### MATERIAL
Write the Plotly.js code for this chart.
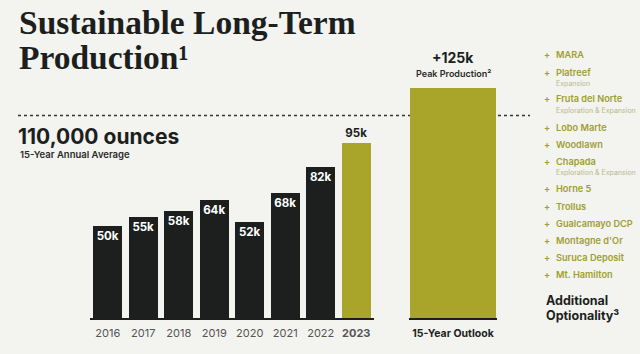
<!DOCTYPE html>
<html>
<head>
<meta charset="utf-8">
<script src="https://cdn.plot.ly/plotly-3.0.1.min.js"></script>
<style>
  html, body { margin: 0; padding: 0; background: #f3f3ef; }
  #chart { width: 640px; height: 354px; }
</style>
</head>
<body>
<div id="chart"></div>
<script>
// ---- data ----
const years = ['2016', '2017', '2018', '2019', '2020', '2021', '2022', '2023'];
const production = [50, 55, 58, 64, 52, 68, 82, 95];           // thousand ounces
const outlookCategory = ['15-Year Outlook'];
const outlookPeak = [125];                                       // thousand ounces
const annualAverage = 110;                                       // thousand ounces
const projects = ['MARA', 'Platreef', 'Fruta del Norte', 'Lobo Marte', 'Woodlawn', 'Chapada',
                  'Horne 5', 'Trollus', 'Gualcamayo DCP', "Montagne d'Or", 'Suruca Deposit', 'Mt. Hamilton'];
const projectNotes = ['', 'Expansion', 'Exploration & Expansion', '', '', 'Exploration & Expansion',
                      '', '', '', '', '', ''];

// ---- styling helpers ----
const W = 640, H = 354;
const px = x => x / W;
const py = y => 1 - y / H;
const DARK = '#1c1f1e';
const OLIVE = '#a9a52b';
const LISTGREEN = '#9ea032';
const SANS = 'Inter, "Open Sans", sans-serif';
const SERIF = '"Liberation Serif", "DejaVu Serif", serif';

const barColors = years.map((y, i) => i === years.length - 1 ? OLIVE : DARK);
const textPos = years.map((y, i) => i === years.length - 1 ? 'outside' : 'inside');
const fmtK = v => v + 'k';

const traces = [
  {
    type: 'bar', x: years, y: production, xaxis: 'x', yaxis: 'y',
    marker: { color: barColors }, width: 0.81,
    text: production.map(v => '<b>' + fmtK(v) + '</b>'),
    textposition: textPos, insidetextanchor: 'end', constraintext: 'none',
    insidetextfont: { family: SANS, size: 11.5, color: '#ffffff' },
    outsidetextfont: { family: SANS, size: 11.5, color: DARK },
    cliponaxis: false, hoverinfo: 'skip'
  },
  {
    type: 'bar', x: outlookCategory, y: outlookPeak, xaxis: 'x2', yaxis: 'y',
    marker: { color: OLIVE }, width: 0.98, hoverinfo: 'skip'
  }
];

const annotations = [
  { text: '<b>Sustainable Long-Term</b>', x: px(17), y: py(22), xanchor: 'left', yanchor: 'middle', height: 38,
    font: { family: SERIF, size: 33.5, color: DARK } },
  { text: '<b>Production¹</b>', x: px(17), y: py(57), xanchor: 'left', yanchor: 'middle', height: 30,
    font: { family: SERIF, size: 33.5, color: DARK } },
  { text: '<b>110,000 ounces</b>', x: px(16), y: py(136), xanchor: 'left', yanchor: 'middle',
    font: { family: SANS, size: 21, color: DARK } },
  { text: '15-Year Annual Average', x: px(18), y: py(154), xanchor: 'left', yanchor: 'middle',
    font: { family: SANS, size: 9.5, color: '#2a2a2a', weight: 600 } },
  { text: '<b>+' + fmtK(outlookPeak[0]) + '</b>', x: px(453), y: py(58), xanchor: 'center', yanchor: 'middle',
    font: { family: SANS, size: 14, color: DARK } },
  { text: 'Peak Production²', x: px(453), y: py(73), xanchor: 'center', yanchor: 'middle',
    font: { family: SANS, size: 9, color: '#2a2a2a', weight: 600 } },
  { text: '<b>Additional</b>', x: px(544), y: py(300), xanchor: 'left', yanchor: 'middle',
    font: { family: SANS, size: 12.5, color: DARK } },
  { text: '<b>Optionality³</b>', x: px(544), y: py(315), xanchor: 'left', yanchor: 'middle',
    font: { family: SANS, size: 12.5, color: DARK } }
];

// right-hand list of projects
const listY = [55, 72, 99, 127, 144, 161, 188, 206, 223, 240, 257, 274];
projects.forEach((p, i) => {
  annotations.push({ text: '<b>+</b>', x: px(547), y: py(listY[i]), xanchor: 'center', yanchor: 'middle',
    font: { family: SANS, size: 9, color: LISTGREEN } });
  annotations.push({ text: p, x: px(554), y: py(listY[i]), xanchor: 'left', yanchor: 'middle',
    font: { family: SANS, size: 9.2, color: LISTGREEN, weight: 600 } });
  if (projectNotes[i]) {
    annotations.push({ text: projectNotes[i], x: px(554), y: py(listY[i] + 11), xanchor: 'left', yanchor: 'middle',
      font: { family: SANS, size: 7, color: '#b9ba8c' } });
  }
});
annotations.forEach(a => { a.xref = 'paper'; a.yref = 'paper'; a.showarrow = false; });

const layout = {
  width: W, height: H,
  margin: { l: 0, r: 0, t: 0, b: 0 },
  paper_bgcolor: '#f3f3ef', plot_bgcolor: 'rgba(0,0,0,0)',
  showlegend: false, bargap: 0,
  xaxis: {
    domain: [px(90), px(374)], type: 'category', range: [-0.5, years.length - 0.5],
    tickvals: years, ticktext: years.map((y, i) => i === years.length - 1 ? '<b>' + y + '</b>' : y),
    tickfont: { family: SANS, size: 11, color: '#555' },
    showline: true, linecolor: DARK, linewidth: 2, showgrid: false, zeroline: false,
    ticks: '', ticklabelstandoff: 4, fixedrange: true
  },
  xaxis2: {
    domain: [px(409), px(497)], type: 'category', range: [-0.5, 0.5], anchor: 'y',
    tickvals: outlookCategory, ticktext: outlookCategory.map(c => '<b>' + c + '</b>'),
    tickfont: { family: SANS, size: 10.5, color: '#222' },
    showline: true, linecolor: DARK, linewidth: 2, showgrid: false, zeroline: false,
    ticks: '', ticklabelstandoff: 4, fixedrange: true
  },
  yaxis: {
    domain: [36 / H, 1 - 60 / H], range: [0, 140.2], visible: false, fixedrange: true
  },
  shapes: [
    { type: 'line', xref: 'paper', yref: 'y', x0: px(18), x1: px(530), y0: annualAverage, y1: annualAverage,
      line: { color: '#333', width: 1.5, dash: 'dot' }, layer: 'below' }
  ],
  annotations: annotations
};

Plotly.newPlot('chart', traces, layout, { displayModeBar: false, staticPlot: true });
</script>
</body>
</html>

### WHAT YOU HAVE TO DO
Exclude the images, then output the data above word for word.

### THE SOLUTION
Write the Plotly.js code for this chart.
<!DOCTYPE html>
<html>
<head>
<meta charset="utf-8">
<script src="https://cdn.plot.ly/plotly-3.0.1.min.js"></script>
<style>
  html, body { margin: 0; padding: 0; background: #f3f3ef; }
  #chart { width: 640px; height: 354px; }
</style>
</head>
<body>
<div id="chart"></div>
<script>
// ---- data ----
const years = ['2016', '2017', '2018', '2019', '2020', '2021', '2022', '2023'];
const production = [50, 55, 58, 64, 52, 68, 82, 95];           // thousand ounces
const outlookCategory = ['15-Year Outlook'];
const outlookPeak = [125];                                       // thousand ounces
const annualAverage = 110;                                       // thousand ounces
const projects = ['MARA', 'Platreef', 'Fruta del Norte', 'Lobo Marte', 'Woodlawn', 'Chapada',
                  'Horne 5', 'Trollus', 'Gualcamayo DCP', "Montagne d'Or", 'Suruca Deposit', 'Mt. Hamilton'];
const projectNotes = ['', 'Expansion', 'Exploration & Expansion', '', '', 'Exploration & Expansion',
                      '', '', '', '', '', ''];

// ---- styling helpers ----
const W = 640, H = 354;
const px = x => x / W;
const py = y => 1 - y / H;
const DARK = '#1c1f1e';
const OLIVE = '#a9a52b';
const LISTGREEN = '#9ea032';
const SANS = 'Inter, "Open Sans", sans-serif';
const SERIF = '"Liberation Serif", "DejaVu Serif", serif';

const barColors = years.map((y, i) => i === years.length - 1 ? OLIVE : DARK);
const textPos = years.map((y, i) => i === years.length - 1 ? 'outside' : 'inside');
const fmtK = v => v + 'k';

const traces = [
  {
    type: 'bar', x: years, y: production, xaxis: 'x', yaxis: 'y',
    marker: { color: barColors }, width: 0.81,
    text: production.map(v => '<b>' + fmtK(v) + '</b>'),
    textposition: textPos, insidetextanchor: 'end', constraintext: 'none',
    insidetextfont: { family: SANS, size: 11.5, color: '#ffffff' },
    outsidetextfont: { family: SANS, size: 11.5, color: DARK },
    cliponaxis: false, hoverinfo: 'skip'
  },
  {
    type: 'bar', x: outlookCategory, y: outlookPeak, xaxis: 'x2', yaxis: 'y',
    marker: { color: OLIVE }, width: 0.98, hoverinfo: 'skip'
  }
];

const annotations = [
  { text: '<b>Sustainable Long-Term</b>', x: px(17), y: py(22), xanchor: 'left', yanchor: 'middle', height: 38,
    font: { family: SERIF, size: 33.5, color: DARK } },
  { text: '<b>Production¹</b>', x: px(17), y: py(57), xanchor: 'left', yanchor: 'middle', height: 30,
    font: { family: SERIF, size: 33.5, color: DARK } },
  { text: '<b>110,000 ounces</b>', x: px(16), y: py(136), xanchor: 'left', yanchor: 'middle',
    font: { family: SANS, size: 21, color: DARK } },
  { text: '15-Year Annual Average', x: px(18), y: py(154), xanchor: 'left', yanchor: 'middle',
    font: { family: SANS, size: 9.5, color: '#2a2a2a', weight: 600 } },
  { text: '<b>+' + fmtK(outlookPeak[0]) + '</b>', x: px(453), y: py(58), xanchor: 'center', yanchor: 'middle',
    font: { family: SANS, size: 14, color: DARK } },
  { text: 'Peak Production²', x: px(453), y: py(73), xanchor: 'center', yanchor: 'middle',
    font: { family: SANS, size: 9, color: '#2a2a2a', weight: 600 } },
  { text: '<b>Additional</b>', x: px(544), y: py(300), xanchor: 'left', yanchor: 'middle',
    font: { family: SANS, size: 12.5, color: DARK } },
  { text: '<b>Optionality³</b>', x: px(544), y: py(315), xanchor: 'left', yanchor: 'middle',
    font: { family: SANS, size: 12.5, color: DARK } }
];

// right-hand list of projects
const listY = [55, 72, 99, 127, 144, 161, 188, 206, 223, 240, 257, 274];
projects.forEach((p, i) => {
  annotations.push({ text: '<b>+</b>', x: px(547), y: py(listY[i]), xanchor: 'center', yanchor: 'middle',
    font: { family: SANS, size: 9, color: LISTGREEN } });
  annotations.push({ text: p, x: px(554), y: py(listY[i]), xanchor: 'left', yanchor: 'middle',
    font: { family: SANS, size: 9.2, color: LISTGREEN, weight: 600 } });
  if (projectNotes[i]) {
    annotations.push({ text: projectNotes[i], x: px(554), y: py(listY[i] + 11), xanchor: 'left', yanchor: 'middle',
      font: { family: SANS, size: 7, color: '#b9ba8c' } });
  }
});
annotations.forEach(a => { a.xref = 'paper'; a.yref = 'paper'; a.showarrow = false; });

const layout = {
  width: W, height: H,
  margin: { l: 0, r: 0, t: 0, b: 0 },
  paper_bgcolor: '#f3f3ef', plot_bgcolor: 'rgba(0,0,0,0)',
  showlegend: false, bargap: 0,
  xaxis: {
    domain: [px(90), px(374)], type: 'category', range: [-0.5, years.length - 0.5],
    tickvals: years, ticktext: years.map((y, i) => i === years.length - 1 ? '<b>' + y + '</b>' : y),
    tickfont: { family: SANS, size: 11, color: '#555' },
    showline: true, linecolor: DARK, linewidth: 2, showgrid: false, zeroline: false,
    ticks: '', ticklabelstandoff: 4, fixedrange: true
  },
  xaxis2: {
    domain: [px(409), px(497)], type: 'category', range: [-0.5, 0.5], anchor: 'y',
    tickvals: outlookCategory, ticktext: outlookCategory.map(c => '<b>' + c + '</b>'),
    tickfont: { family: SANS, size: 10.5, color: '#222' },
    showline: true, linecolor: DARK, linewidth: 2, showgrid: false, zeroline: false,
    ticks: '', ticklabelstandoff: 4, fixedrange: true
  },
  yaxis: {
    domain: [36 / H, 1 - 60 / H], range: [0, 140.2], visible: false, fixedrange: true
  },
  shapes: [
    { type: 'line', xref: 'paper', yref: 'y', x0: px(18), x1: px(530), y0: annualAverage, y1: annualAverage,
      line: { color: '#333', width: 1.5, dash: 'dot' }, layer: 'below' }
  ],
  annotations: annotations
};

Plotly.newPlot('chart', traces, layout, { displayModeBar: false, staticPlot: true });
</script>
</body>
</html>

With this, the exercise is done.